Jan P. Hogendijk and Abdelhamid I. Sabra, The Enterprise of Science in Islam: New Perspectives

Islam & Science, Summer, 2004 by Muzaffar Iqbal

The last chapter of the book is by Tzvi Langermann who teaches Arabic at Bar Ilan University. Langermann's title, which deliberately seeks to establish connections with an earlier work by A. I. Sabra, (23) has a meaningful question mark: "Another Andalusian Revolt? Ibn Rushd's Critique of al-Kindi's Pharmacological Computus". The question mark in the title is indicative of the open-ended attitude of the author toward a significant question which some historians have raised and which he briefly mentions: can certain Andalusian trends in science, medicine, philosophy, Islamic Law, and Arabic grammar be interpreted as manifestations of a general revisionist attitude toward the established authorities in those fields in the Eastern part of the Muslim world? Langermann refrains from committing himself to any conclusive response, but his article provides many new insights to Ibn Rushd's vehement attack on al-Kindi's proposal of a non-Galenic computus for calculating the right quantities of simple drugs in order to produce the desired degree of their compounded elemental qualities: heat, cold, dry, and moist. But the importance of Langermann's article is enhanced by the fact that its wider context deals with the general intellectual trends in the Islamic West and their relationship with the Eastern tradition.

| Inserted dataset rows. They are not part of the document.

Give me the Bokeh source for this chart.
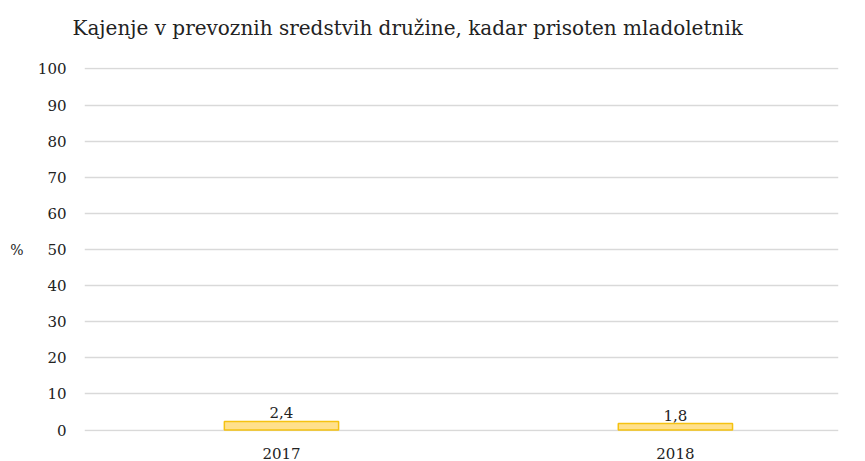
from bokeh.plotting import figure
from bokeh.models import Range1d, FixedTicker, LinearAxis, ColumnDataSource
from bokeh.embed import file_html
from bokeh.resources import INLINE

years = ["2017", "2018"]
values = [2.4, 1.8]
y_ticks = [0, 10, 20, 30, 40, 50, 60, 70, 80, 90, 100]
title_text = "Kajenje v prevoznih sredstvih družine, kadar prisoten mladoletnik"
y_label = "%"

FONT = "DejaVu Serif"
X_END = 1.414
xs = list(range(len(years)))
labels = [f"{v:.1f}".replace(".", ",") for v in values]
src = ColumnDataSource(dict(x=xs, top=values, lab=labels))

p = figure(width=865, height=461, output_backend="svg", toolbar_location=None,
           x_range=Range1d(-0.5, X_END), y_range=Range1d(-0.4, 100.4),
           min_border_left=84, min_border_right=27, min_border_top=67, min_border_bottom=30)
p.outline_line_color = None
p.background_fill_color = "white"
p.border_fill_color = "white"

p.title.text = title_text
p.title.text_font = FONT
p.title.text_font_size = "20px"
p.title.text_font_style = "normal"
p.title.text_color = "#222222"
p.title.align = "left"
p.title.offset = -12
p.title.standoff = 10

p.vbar(x="x", top="top", bottom=0, width=0.29, source=src,
       fill_color="#FFE08C", line_color="#F5C211", line_width=1.5)
p.text(x="x", y="top", text="lab", source=src, text_align="center",
       text_baseline="bottom", y_offset=-3, text_font_size="15px",
       text_color="#222222", text_font={"value": FONT})

p.xgrid.grid_line_color = None
p.ygrid.ticker = FixedTicker(ticks=y_ticks)
p.ygrid.grid_line_color = "#d9d9d9"
p.ygrid.grid_line_width = 1.5

p.yaxis.ticker = FixedTicker(ticks=y_ticks)
p.yaxis.axis_line_color = None
p.yaxis.major_tick_line_color = None
p.yaxis.minor_tick_line_color = None
p.yaxis.major_label_text_font = FONT
p.yaxis.major_label_text_font_size = "15px"
p.yaxis.major_label_text_color = "#222222"
p.yaxis.major_label_standoff = 12

xax = p.below[0]
xax.ticker = FixedTicker(ticks=xs)
xax.major_label_overrides = {i: y for i, y in enumerate(years)}
xax.axis_line_color = None
xax.major_tick_line_color = None
xax.minor_tick_line_color = None
xax.major_label_text_font = FONT
xax.major_label_text_font_size = "15px"
xax.major_label_text_color = "#222222"
xax.major_label_standoff = 10

# the "%" unit label, drawn horizontally beside the 50 tick
unit_axis = LinearAxis(ticker=FixedTicker(ticks=[50]),
                       major_label_overrides={50: y_label},
                       axis_line_color=None, major_tick_line_color=None,
                       minor_tick_line_color=None,
                       major_label_text_font=FONT,
                       major_label_text_font_size="14px",
                       major_label_text_color="#222222",
                       major_label_standoff=5)
p.add_layout(unit_axis, "left")

# white (invisible) spacer between the title and the plot area
spacer = LinearAxis(ticker=FixedTicker(ticks=[X_END]), axis_line_color=None,
                    major_tick_line_color="white", minor_tick_line_color=None,
                    major_tick_out=23, major_tick_in=0, major_label_standoff=0,
                    major_label_overrides={X_END: ""})
p.add_layout(spacer, "above")

open("out.html", "w").write(file_html(p, INLINE))
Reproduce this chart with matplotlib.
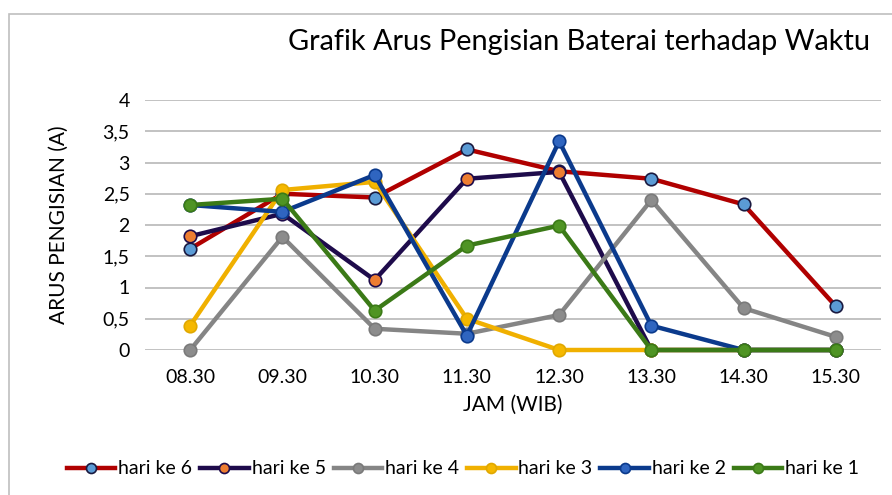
import matplotlib.pyplot as plt
from matplotlib.patches import Rectangle
from matplotlib.ticker import FuncFormatter

plt.rcParams['font.family'] = ['Lato', 'DejaVu Sans']

# data
jam = ['08.30', '09.30', '10.30', '11.30', '12.30', '13.30', '14.30', '15.30']
hari6 = [1.62, 2.50, 2.44, 3.21, 2.86, 2.74, 2.33, 0.70]
hari5 = [1.82, 2.18, 1.12, 2.74, 2.85, 0, 0, 0]
hari4 = [0, 1.81, 0.34, 0.26, 0.56, 2.40, 0.67, 0.21]
hari3 = [0.39, 2.56, 2.69, 0.50, 0, 0, 0, 0]
hari2 = [2.32, 2.21, 2.80, 0.23, 3.34, 0.39, 0, 0]
hari1 = [2.32, 2.42, 0.63, 1.67, 1.99, 0, 0, 0]

series = [
    ('hari ke 6', hari6, '#B00000', '#5B9BD5', '#1A1A40'),
    ('hari ke 5', hari5, '#1E0B4B', '#ED7D31', '#1E0B4B'),
    ('hari ke 4', hari4, '#858585', '#8C8C8C', '#7A7A7A'),
    ('hari ke 3', hari3, '#F0B000', '#F5B800', '#E0A800'),
    ('hari ke 2', hari2, '#0B3A8C', '#2F65C0', '#0B3A8C'),
    ('hari ke 1', hari1, '#3B7A17', '#4F9424', '#3B7A17'),
]

fig = plt.figure(figsize=(8.92, 4.95), dpi=100)
ax = fig.add_axes([145/892, 1-350/495, (881-145)/892, 250/495])

x = range(len(jam))
for nama, y, warna, isi, tepi in series:
    ax.plot(x, y, color=warna, lw=3.2, marker='o', ms=9,
            mfc=isi, mec=tepi, mew=1.2, label=nama, clip_on=False, zorder=3)

ax.set_ylim(0, 4)
ax.set_xlim(-0.49, 7.49)
ax.set_yticks([0, 0.5, 1, 1.5, 2, 2.5, 3, 3.5, 4])
ax.yaxis.set_major_formatter(FuncFormatter(lambda v, p: ('%g' % v).replace('.', ',')))
ax.set_xticks(list(x))
ax.set_xticklabels(jam)
ax.grid(axis='y', color='#BDBDBD', lw=1.3)
ax.set_axisbelow(True)
for s in ax.spines.values():
    s.set_visible(False)
ax.tick_params(length=0, labelsize=14, colors='black', pad=11)
ax.tick_params(axis='x', pad=14)

ax.set_ylabel('ARUS PENGISIAN (A)', fontsize=15, labelpad=24)
ax.set_xlabel('JAM (WIB)', fontsize=15, labelpad=6)

fig.text(870/892, 1-42/495, 'Grafik Arus Pengisian Baterai terhadap Waktu',
         fontsize=20.8, ha='right', va='center')

leg = fig.legend(loc='center', bbox_to_anchor=(463/892, 1-469/495), ncol=6,
                 frameon=False, fontsize=14, handlelength=2.5, markerscale=0.8,
                 handletextpad=0.15, columnspacing=0.4)

# frame around chart (Excel chart border)
fig.patches.append(Rectangle((9/892, -0.1), 1.2, 1-14/495+0.1,
                             transform=fig.transFigure, fill=False,
                             ec='#BFBFBF', lw=1.2))

fig.savefig('out.png', dpi=100)
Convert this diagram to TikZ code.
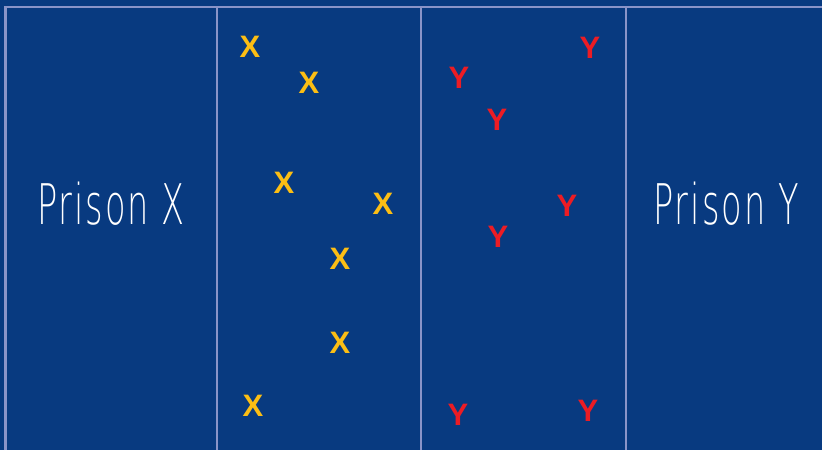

All chapters have their own bibliographies, and a comprehensive index is included at the end of the book. This volume deserves full attention of the scholars in the field, but it is general enough for an average reader interested in the Islamic scientific tradition. If one can imagine a comprehensive history of the enterprise of science in the Islamic civilization--which is still decades away--as a project like the construction of a vast palace, this book provides several useful windows, looking into one of its numerous gardens; one only wishes there were more such works to expedite this monumental task, which will also add significantly to our understanding of Islamic civilization as a whole.

(1.) Goldziher, Ignaz, "Stellung der alten islamischen Orthodoxie zu den antiken Wissenschaften," first published as no. 18 (1915) of Abhandlungen der Koniglisch Preussischen Akademie der Wissenschaften (Philosophische-historische Klasse) (Berlin, 1916), pp. 3-466, translated by M. L. Swartz in his (ed., 1981) Studies on Islam (New York/Oxford: Oxford University Press), pp. 185-215; [hereafter Goldziher (1916)].

(2.) Goldziher (1916), p. 185.

(3.) Ibid, pp. 185-6.

(4.) This apt term was first used by Sabra in his 1987 paper, "The Appropriation and Subsequent Naturalization of Greek Science in Medieval Islam: A Preliminary Statement", History of Science, 25, London: Science History Publications Ltd. 1987, pp. 223-43, reprinted in A. I. Sabra, Optics, Astronomy and Logic: Studies in Arabic Science and Philosophy (Aldershot: Variorum, 1994); the reprint retains the original pagination.

(5.) Ibid, p. 229.

(6.) See, for example, the 1993 book by sociologist Toby E. Huff, The Rise of Early Modern Science (Cambridge: Cambridge University Press, 1993) which is permeated with "Goldziherism". Huff is by no means the only contemporary scholar who relies on this approach to "prove" that the Islamic scientific tradition existed and survived not because of Islam but in spite of it. Similar formulations exist in numerous histories of science. As an example, see, David C. Lindberg, The Beginnings of Western Science (Chicago: The University of Chicago Press, 1992).